Information provided:
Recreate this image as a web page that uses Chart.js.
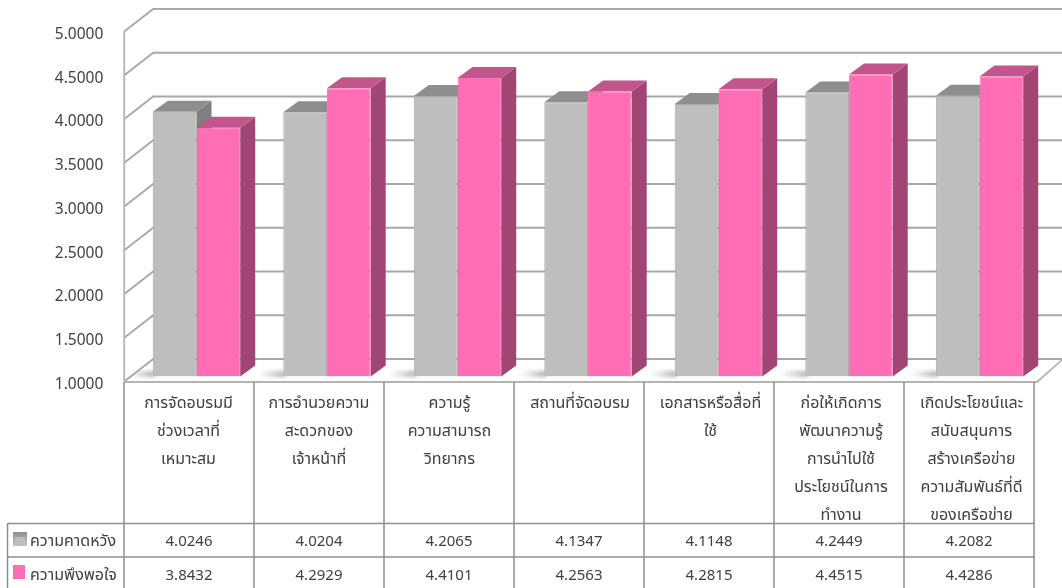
<!DOCTYPE html>
<html>
<head>
<meta charset="utf-8">
<script src="https://cdn.jsdelivr.net/npm/chart.js@4"></script>
<style>
html, body { margin: 0; padding: 0; background: #fff; }
#wrap { width: 1062px; height: 588px; position: relative; overflow: hidden; }
</style>
</head>
<body>
<div id="wrap"><canvas id="satisfaction" width="1062" height="588"></canvas></div>
<script>
const categories = [
    ["การจัดอบรมมี", "ช่วงเวลาที่", "เหมาะสม"],
    ["การอำนวยความ", "สะดวกของ", "เจ้าหน้าที่"],
    ["ความรู้", "ความสามารถ", "วิทยากร"],
    ["สถานที่จัดอบรม"],
    ["เอกสารหรือสื่อที่", "ใช้"],
    ["ก่อให้เกิดการ", "พัฒนาความรู้", "การนำไปใช้", "ประโยชน์ในการ", "ทำงาน"],
    ["เกิดประโยชน์และ", "สนับสนุนการ", "สร้างเครือข่าย", "ความสัมพันธ์ที่ดี", "ของเครือข่าย"]
];
const expectLabel = "ความคาดหวัง";
const satisfyLabel = "ความพึงพอใจ";
const expectValues = [4.0246, 4.0204, 4.2065, 4.1347, 4.1148, 4.2449, 4.2082];
const satisfyValues = [3.8432, 4.2929, 4.4101, 4.2563, 4.2815, 4.4515, 4.4286];

const fontName = "'Noto Sans', 'Noto Sans Thai', Tahoma, sans-serif";
const textColor = "#404040";
const lineColor = "#8f8f8f";

// depth of the bars, and of the walls measured from the plane of the bars
const barDepth = { x: 15, y: -11 };
const wallFront = { x: -7, y: 5 };
const wallBack = { x: 22, y: -17.5 };

function face(ctx, points, color) {
    ctx.fillStyle = color;
    ctx.beginPath();
    points.forEach((p, i) => i ? ctx.lineTo(p[0], p[1]) : ctx.moveTo(p[0], p[1]));
    ctx.closePath();
    ctx.fill();
}

const depthPlugin = {
    id: "depth3d",
    beforeDatasetsDraw(chart) {
        const ctx = chart.ctx;
        const y = chart.scales.y;
        const left = chart.chartArea.left;
        const floorY = y.getPixelForValue(1);
        const floorRight = 1034;
        ctx.save();

        // walls and grid lines
        ctx.strokeStyle = "#a8a8a8";
        ctx.lineWidth = 1.8;
        y.ticks.forEach(t => {
            const p = y.getPixelForValue(t.value);
            ctx.beginPath();
            ctx.moveTo(left + wallFront.x, p + wallFront.y);
            ctx.lineTo(left + wallBack.x, p + wallBack.y);
            ctx.lineTo(1070, p + wallBack.y);
            ctx.stroke();
        });
        ctx.strokeStyle = "#b4b4b4";
        ctx.beginPath();
        ctx.moveTo(left + wallFront.x, y.getPixelForValue(5) + wallFront.y);
        ctx.lineTo(left + wallFront.x, floorY + wallFront.y);
        ctx.moveTo(left + wallFront.x, floorY + wallFront.y + 0.5);
        ctx.lineTo(floorRight + 3, floorY + wallFront.y + 0.5);
        ctx.lineTo(floorRight + 29, floorY + wallBack.y);
        ctx.stroke();

        // soft shadow on the floor left of each bar pair
        ctx.save();
        ctx.filter = "blur(2px)";
        chart.getDatasetMeta(0).data.forEach(bar => {
            const l = bar.x - bar.width / 2;
            const g = ctx.createLinearGradient(l - 26, 0, l, 0);
            g.addColorStop(0, "rgba(190,190,190,0)");
            g.addColorStop(1, "rgba(150,150,150,0.9)");
            ctx.fillStyle = g;
            ctx.fillRect(l - 26, floorY - 5, 28, 5);
        });
        ctx.restore();

        // side and top of each bar, the fronts are drawn by the library
        const shades = [
            { top: "#8e8e8e", side: "#808080" },
            { top: "#c2558b", side: "#a14575" }
        ];
        chart.data.datasets.forEach((ds, d) => {
            chart.getDatasetMeta(d).data.forEach(bar => {
                const l = bar.x - bar.width / 2;
                const r = bar.x + bar.width / 2;
                face(ctx, [
                    [r, bar.y], [r + barDepth.x, bar.y + barDepth.y],
                    [r + barDepth.x, bar.base + barDepth.y], [r, bar.base]
                ], shades[d].side);
                face(ctx, [
                    [l, bar.y], [l + barDepth.x, bar.y + barDepth.y],
                    [r + barDepth.x, bar.y + barDepth.y], [r, bar.y]
                ], shades[d].top);
            });
        });
        ctx.restore();
    },
    afterDraw(chart) {
        const ctx = chart.ctx;
        const rowTop = 523.5, rowMid = 557, rowEnd = 590;
        const tableLeft = 7.5;
        const firstCol = 124;
        const colWidth = 130;
        const lastCol = firstCol + colWidth * categories.length;

        ctx.save();
        ctx.strokeStyle = lineColor;
        ctx.lineWidth = 1.5;
        ctx.beginPath();
        for (let i = 0; i <= categories.length; i++) {
            const cx = firstCol + colWidth * i;
            ctx.moveTo(cx, 382);
            ctx.lineTo(cx, rowEnd);
        }
        ctx.moveTo(tableLeft, rowTop);
        ctx.lineTo(tableLeft, rowEnd);
        [rowTop, rowMid].forEach(ry => {
            ctx.moveTo(tableLeft, ry);
            ctx.lineTo(lastCol + 1, ry);
        });
        ctx.stroke();

        ctx.font = "15px " + fontName;
        ctx.fillStyle = textColor;
        ctx.textBaseline = "middle";
        ctx.textAlign = "center";
        expectValues.forEach((v, i) => {
            ctx.fillText(v.toFixed(4), firstCol + colWidth * (i + 0.5), 541.5);
        });
        satisfyValues.forEach((v, i) => {
            ctx.fillText(v.toFixed(4), firstCol + colWidth * (i + 0.5), 576);
        });

        ctx.font = "16px " + fontName;
        ctx.textAlign = "left";
        ctx.fillText(expectLabel, 30, 541);
        ctx.fillText(satisfyLabel, 30, 575);

        // legend keys
        const grad = ctx.createLinearGradient(0, 532, 0, 546);
        grad.addColorStop(0, "#8e8e8e");
        grad.addColorStop(1, "#c4c4c4");
        ctx.fillStyle = grad;
        ctx.fillRect(13, 532, 14, 14);
        ctx.fillStyle = "#bebebe";
        ctx.fillRect(15, 537, 10, 8);
        ctx.fillStyle = "#ff6eb4";
        ctx.fillRect(13, 565, 12, 14);
        ctx.restore();
    }
};

new Chart(document.getElementById("satisfaction"), {
    type: "bar",
    data: {
        labels: categories,
        datasets: [
            { label: expectLabel, data: expectValues, base: 1, backgroundColor: "#bebebe", borderColor: "#a8a8a8", borderWidth: 1 },
            { label: satisfyLabel, data: satisfyValues, base: 1, backgroundColor: "#ff6eb4", borderColor: "#ff78ba", borderWidth: 1 }
        ]
    },
    options: {
        responsive: false,
        animation: false,
        layout: { padding: { top: 26.5, right: 17.25, bottom: 0, left: 0 } },
        plugins: { legend: { display: false }, tooltip: { enabled: false } },
        datasets: { bar: { categoryPercentage: 0.67, barPercentage: 1 } },
        scales: {
            x: {
                grid: { display: false, drawTicks: false },
                border: { display: false },
                afterFit: s => { s.height = 211.5; s.paddingTop = 0; s.paddingBottom = 0; s.paddingLeft = 0; s.paddingRight = 0; },
                ticks: {
                    autoSkip: false, maxRotation: 0, minRotation: 0,
                    padding: 13, labelOffset: -8,
                    color: textColor,
                    font: { family: fontName, size: 16, lineHeight: 1.75 }
                }
            },
            y: {
                min: 1, max: 5,
                grid: { display: false, drawTicks: false },
                border: { display: false },
                afterFit: s => { s.width = 131.25; s.paddingTop = 0; s.paddingBottom = 0; },
                ticks: {
                    stepSize: 0.5, padding: 28, labelOffset: 8,
                    color: textColor,
                    font: { family: fontName, size: 15.5 },
                    callback: v => v.toFixed(4)
                }
            }
        }
    },
    plugins: [depthPlugin]
});
</script>
</body>
</html>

Stated exercise: From the first line above to the line containing "4.2815, 4.4515, 4.4286];", repeat each line exactly. Pictures stay out.

Solved exercise:
Recreate this image as a web page that uses Chart.js.
<!DOCTYPE html>
<html>
<head>
<meta charset="utf-8">
<script src="https://cdn.jsdelivr.net/npm/chart.js@4"></script>
<style>
html, body { margin: 0; padding: 0; background: #fff; }
#wrap { width: 1062px; height: 588px; position: relative; overflow: hidden; }
</style>
</head>
<body>
<div id="wrap"><canvas id="satisfaction" width="1062" height="588"></canvas></div>
<script>
const categories = [
    ["การจัดอบรมมี", "ช่วงเวลาที่", "เหมาะสม"],
    ["การอำนวยความ", "สะดวกของ", "เจ้าหน้าที่"],
    ["ความรู้", "ความสามารถ", "วิทยากร"],
    ["สถานที่จัดอบรม"],
    ["เอกสารหรือสื่อที่", "ใช้"],
    ["ก่อให้เกิดการ", "พัฒนาความรู้", "การนำไปใช้", "ประโยชน์ในการ", "ทำงาน"],
    ["เกิดประโยชน์และ", "สนับสนุนการ", "สร้างเครือข่าย", "ความสัมพันธ์ที่ดี", "ของเครือข่าย"]
];
const expectLabel = "ความคาดหวัง";
const satisfyLabel = "ความพึงพอใจ";
const expectValues = [4.0246, 4.0204, 4.2065, 4.1347, 4.1148, 4.2449, 4.2082];
const satisfyValues = [3.8432, 4.2929, 4.4101, 4.2563, 4.2815, 4.4515, 4.4286];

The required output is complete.